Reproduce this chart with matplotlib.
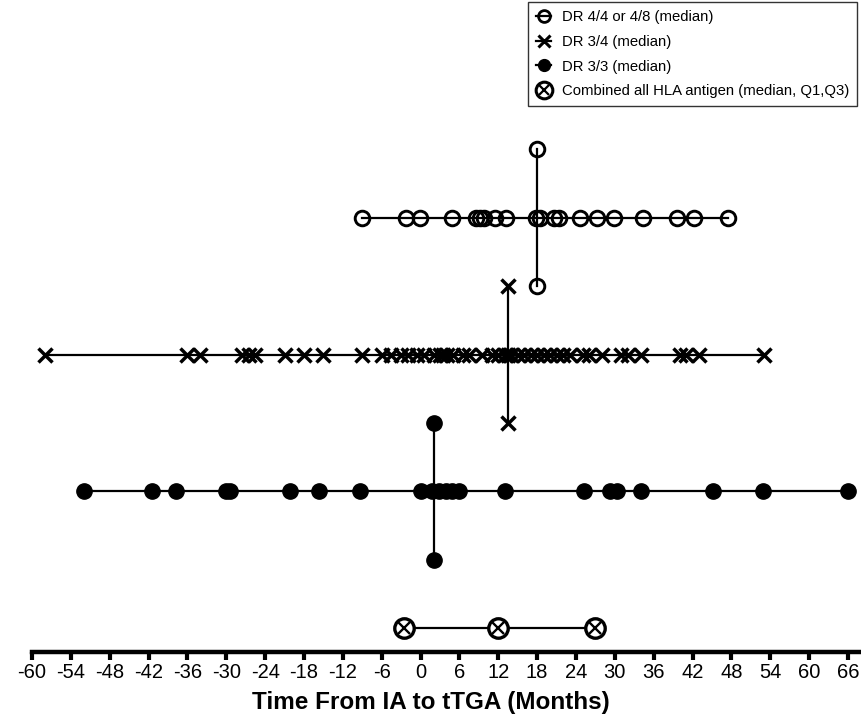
import matplotlib
matplotlib.use("Agg")
import matplotlib.pyplot as plt
from matplotlib.lines import Line2D

plt.rcParams['font.family'] = ['Liberation Sans', 'DejaVu Sans']

# ---- data (months from IA to tTGA) ----
dr44 = [-9.0, -2.3, -0.1, 4.8, 8.5, 9.2, 9.8, 11.5, 13.2, 17.8, 18.4, 20.6,
        21.4, 24.6, 27.2, 29.9, 34.4, 39.6, 42.2, 47.4]
dr44_median = 18

dr34 = [-58, -36, -34, -27.5, -26.5, -25.5, -21, -18, -15, -9, -6, -4.5, -3,
        -2, -0.5, 0.5, 2, 3, 3.5, 4, 5, 6.5, 7.5, 9.5, 11, 12, 13, 13.5, 14,
        15, 16, 17, 18, 19, 20, 21, 22, 23, 25, 26, 28, 31, 32, 34, 40, 41,
        43, 53]
dr34_median = 13.5

dr33 = [-52, -41.5, -37.7, -30, -29.5, -20.2, -15.7, -9.3, 0, 1.8, 2.8, 3.9,
        4.8, 6.0, 13.1, 25.2, 29.3, 30.4, 34.1, 45.2, 52.9, 66]
dr33_median = 2

combined = [-2.5, 12, 27]   # Q1, median, Q3

xticks = list(range(-60, 67, 6))
labels = ["DR 4/4 or 4/8 (median)", "DR 3/4 (median)", "DR 3/3 (median)",
          "Combined all HLA antigen (median, Q1,Q3)"]
xlabel = "Time From IA to tTGA (Months)"

W, H = 861, 726
fig = plt.figure(figsize=(W / 100, H / 100), dpi=100)
ax_left, ax_right = 32, 861
ax_top, ax_bot = 140, 652
ax = fig.add_axes([ax_left / W, 1 - ax_bot / H, (ax_right - ax_left) / W,
                   (ax_bot - ax_top) / H])

row_gap = 137.0
ylo = 1 - 24 / row_gap
yhi = 4 + (218 - ax_top) / row_gap
ax.set_xlim(-60, 68)
ax.set_ylim(ylo, yhi)

lw = 1.6
ms = 10.5
half = 0.5

# Row 1: open circles
ax.plot([min(dr44), max(dr44)], [4, 4], color='black', lw=lw, zorder=1)
ax.plot(dr44, [4] * len(dr44), ls='none', marker='o', ms=ms, mfc='none',
        mec='black', mew=2.1, zorder=3, clip_on=False)
ax.plot([dr44_median, dr44_median], [4 - half, 4 + half], color='black', lw=lw,
        marker='o', ms=ms, mfc='none', mec='black', mew=2.1, clip_on=False)

# Row 2: x markers
ax.plot([min(dr34), max(dr34)], [3, 3], color='black', lw=lw, zorder=1)
ax.plot(dr34, [3] * len(dr34), ls='none', marker='x', ms=ms, mec='black',
        mew=2.5, zorder=3, clip_on=False)
ax.plot([dr34_median, dr34_median], [3 - half, 3 + half], color='black', lw=lw,
        marker='x', ms=ms, mec='black', mew=2.5, clip_on=False)

# Row 3: filled dots
ax.plot([min(dr33), max(dr33)], [2, 2], color='black', lw=lw, zorder=1)
ax.plot(dr33, [2] * len(dr33), ls='none', marker='o', ms=ms + 0.5,
        mfc='black', mec='black', zorder=3, clip_on=False)
ax.plot([dr33_median, dr33_median], [2 - half, 2 + half], color='black', lw=lw,
        marker='o', ms=ms + 0.5, mfc='black', mec='black', clip_on=False)

# Row 4: combined (circle with x)
ax.plot([min(combined), max(combined)], [1, 1], color='black', lw=lw, zorder=1)
ax.plot(combined, [1] * len(combined), ls='none', marker='o', ms=14,
        mfc='white', mec='black', mew=2.4, zorder=3, clip_on=False)
ax.plot(combined, [1] * len(combined), ls='none', marker='x', ms=8.5,
        mec='black', mew=1.7, zorder=4, clip_on=False)

# axes styling
for s in ['left', 'right', 'top']:
    ax.spines[s].set_visible(False)
ax.spines['bottom'].set_linewidth(3.2)
ax.set_yticks([])
ax.set_xticks(xticks)
ax.set_xticklabels([str(t) for t in xticks], fontsize=14.5)
ax.tick_params(axis='x', length=6, width=3, pad=2, direction='out')
ax.set_xlabel(xlabel, fontsize=17.5, fontweight='bold')
ax.xaxis.set_label_coords((431 - ax_left) / (ax_right - ax_left),
                          -(703 + 11 - ax_bot) / (ax_bot - ax_top))
ax.xaxis.label.set_va('bottom')

# legend
handles = [
    Line2D([], [], color='black', lw=1.6, marker='o', ms=8.5, mfc='none',
           mec='black', mew=2.0),
    Line2D([], [], color='black', lw=1.6, marker='x', ms=8.5, mec='black',
           mew=2.2),
    Line2D([], [], color='black', lw=1.6, marker='o', ms=8.5, mfc='black',
           mec='black'),
    (Line2D([], [], ls='none', marker='o', ms=12, mfc='white', mec='black',
            mew=2.2),
     Line2D([], [], ls='none', marker='x', ms=7.5, mec='black', mew=1.6)),
]
leg = fig.legend(handles, labels, loc='upper right',
                 bbox_to_anchor=(857 / W, 1 - 2 / H), fontsize=10.7,
                 frameon=True, fancybox=False, edgecolor='black',
                 handlelength=1.0, handletextpad=0.7, borderpad=0.55,
                 labelspacing=0.72, borderaxespad=0)
leg.get_frame().set_linewidth(1.0)

fig.savefig("out.png", dpi=100)
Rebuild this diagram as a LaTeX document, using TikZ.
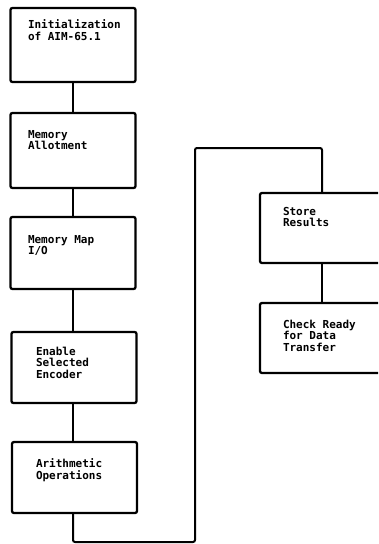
\documentclass[tikz,border=0pt]{standalone}
\usepackage{fontspec}
\newfontfamily\boxfont{DejaVu Sans Mono}[BoldFont={DejaVu Sans Mono Bold}]
\usetikzlibrary{calc}
\begin{document}
\begin{tikzpicture}[x=1pt,y=-1pt,
  stepbox/.style={draw, line width=2.3pt, rounded corners=2pt, minimum width=125pt, inner sep=0pt, outer sep=0pt},
  lbl/.style={anchor=north west, inner sep=0pt, outer sep=0pt, align=left,
    font=\boxfont\bfseries\fontsize{11}{11.6}\selectfont},
  link/.style={line width=2pt}]
\useasboundingbox (0,0) rectangle (378,544);
\begin{scope}
\clip (0,0) rectangle (378,544);
\node[stepbox, minimum height=74pt] (b1) at (73,45) {};
\node[stepbox, minimum height=75pt] (b2) at (73,150.5) {};
\node[stepbox, minimum height=72pt] (b3) at (73,253) {};
\node[stepbox, minimum height=71pt] (b4) at (74,367.5) {};
\node[stepbox, minimum height=71pt] (b5) at (74.5,477.5) {};
\node[stepbox, minimum height=70pt] (b6) at (322.5,228) {};
\node[stepbox, minimum height=70pt] (b7) at (322.5,338) {};

\node[lbl] (t1) at (28,20) {Initialization\\of AIM-65.1};
\node[lbl] (t2) at (28,130) {Memory\\Allotment};
\node[lbl] (t3) at (28,235) {Memory Map\\I/O};
\node[lbl] (t4) at (36,347) {Enable\\Selected\\Encoder};
\node[lbl] (t5) at (36,459) {Arithmetic\\Operations};
\node[lbl] (t6) at (283,207) {Store\\Results};
\node[lbl] (t7) at (283,320) {Check Ready\\for Data\\Transfer};

\coordinate (c1) at (73,542);
\coordinate (c2) at (195,148);
\coordinate (c3) at (322,148);

\draw[link] (b1.south) -- (b1.south |- b2.north);
\draw[link] (b2.south) -- (b2.south |- b3.north);
\draw[link] (b3.south) -- (b3.south |- b4.north);
\draw[link] (b4.south -| c1) -- (c1 |- b5.north);
\draw[link, rounded corners=2pt] (b5.south -| c1) -- (c1) -| (c2) -- (c3) -- (c3 |- b6.north);
\draw[link] (b6.south -| c3) -- (c3 |- b7.north);
\end{scope}
\end{tikzpicture}
\end{document}
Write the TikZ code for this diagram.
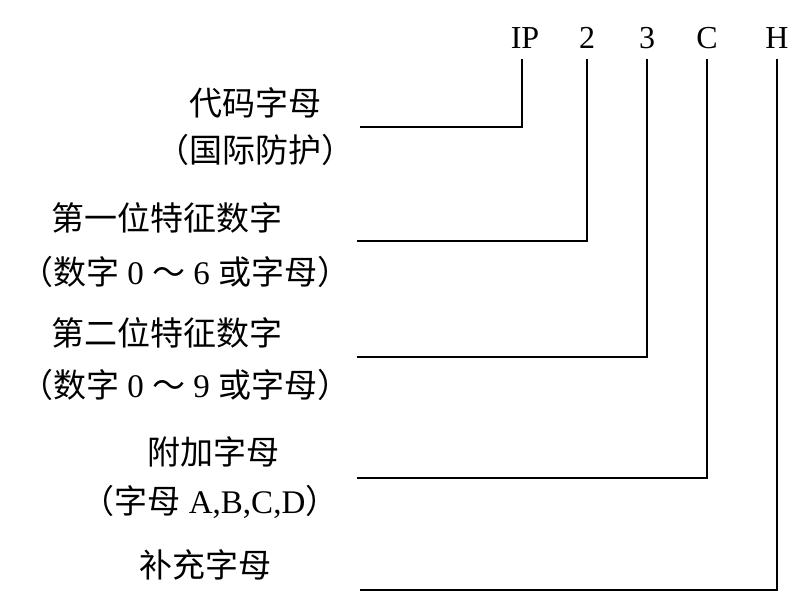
\documentclass[tikz,border=0pt]{standalone}
\usepackage{fontspec}
\setmainfont{Liberation Serif}
\newfontfamily\cjk{Noto Sans CJK SC}
\usetikzlibrary{positioning}
\tikzset{
  code/.style={font=\fontsize{32}{32}\selectfont, inner sep=0pt},
  note/.style={font=\fontsize{33}{33}\selectfont, inner sep=0pt},
  lead/.style={line width=1.3pt}
}
\begin{document}
\begin{tikzpicture}[x=1pt, y=-1pt]
        \useasboundingbox (0,0) rectangle (800,593);
        % Code letters
        \node (ip) [code] at (525,38) {IP};
        \node (first) [code] at (587,38) {2};
        \node (second) [code] at (647,38) {3};
        \node (extra) [code] at (707,38) {C};
        \node (supp) [code] at (777,38) {H};

        % Labels
        \node (codeA) [note] at (255,103) {\cjk 代码字母};
        \node (codeB) [note] at (255,150) {\cjk （国际防护）};
        \node (firstA) [note] at (167,218) {\cjk 第一位特征数字};
        \node (firstB) [note] at (185,272) {{\cjk （数字} 0 {\cjk ～} 6 {\cjk 或字母）}};
        \node (secondA) [note] at (167,333) {\cjk 第二位特征数字};
        \node (secondB) [note] at (185,385) {{\cjk （数字} 0 {\cjk ～} 9 {\cjk 或字母）}};
        \node (extraA) [note] at (213,452) {\cjk 附加字母};
        \node (extraB) [note] at (210,502) {{\cjk （字母} A,B,C,D{\cjk ）}};
        \node (suppA) [note] at (205,565) {\cjk 补充字母};

        % Line ends
        \coordinate (codeE) at (360,127);
        \coordinate (firstE) at (357,241);
        \coordinate (secondE) at (357,357);
        \coordinate (extraE) at (357,478);
        \coordinate (suppE) at (360,590);

        % Leaders
        \draw [lead] ([yshift=-10pt]ip.south -| 522,0) |- (codeE);
        \draw [lead] ([yshift=-10pt]first.south) |- (firstE);
        \draw [lead] ([yshift=-10pt]second.south) |- (secondE);
        \draw [lead] ([yshift=-10pt]extra.south) |- (extraE);
        \draw [lead] ([yshift=-10pt]supp.south) |- (suppE);
\end{tikzpicture}
\end{document}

━━━━━━━━━━

_Written instruction_:
Look at the listing and set down only the lines from its start through the line with "plt.rcParams['font.family'] = ['Liberation", word for word and without pictures.

_Correct output_:
Reproduce this chart with matplotlib.
import matplotlib
matplotlib.use("Agg")
import matplotlib.pyplot as plt
from matplotlib.lines import Line2D

plt.rcParams['font.family'] = ['Liberation Sans', 'DejaVu Sans']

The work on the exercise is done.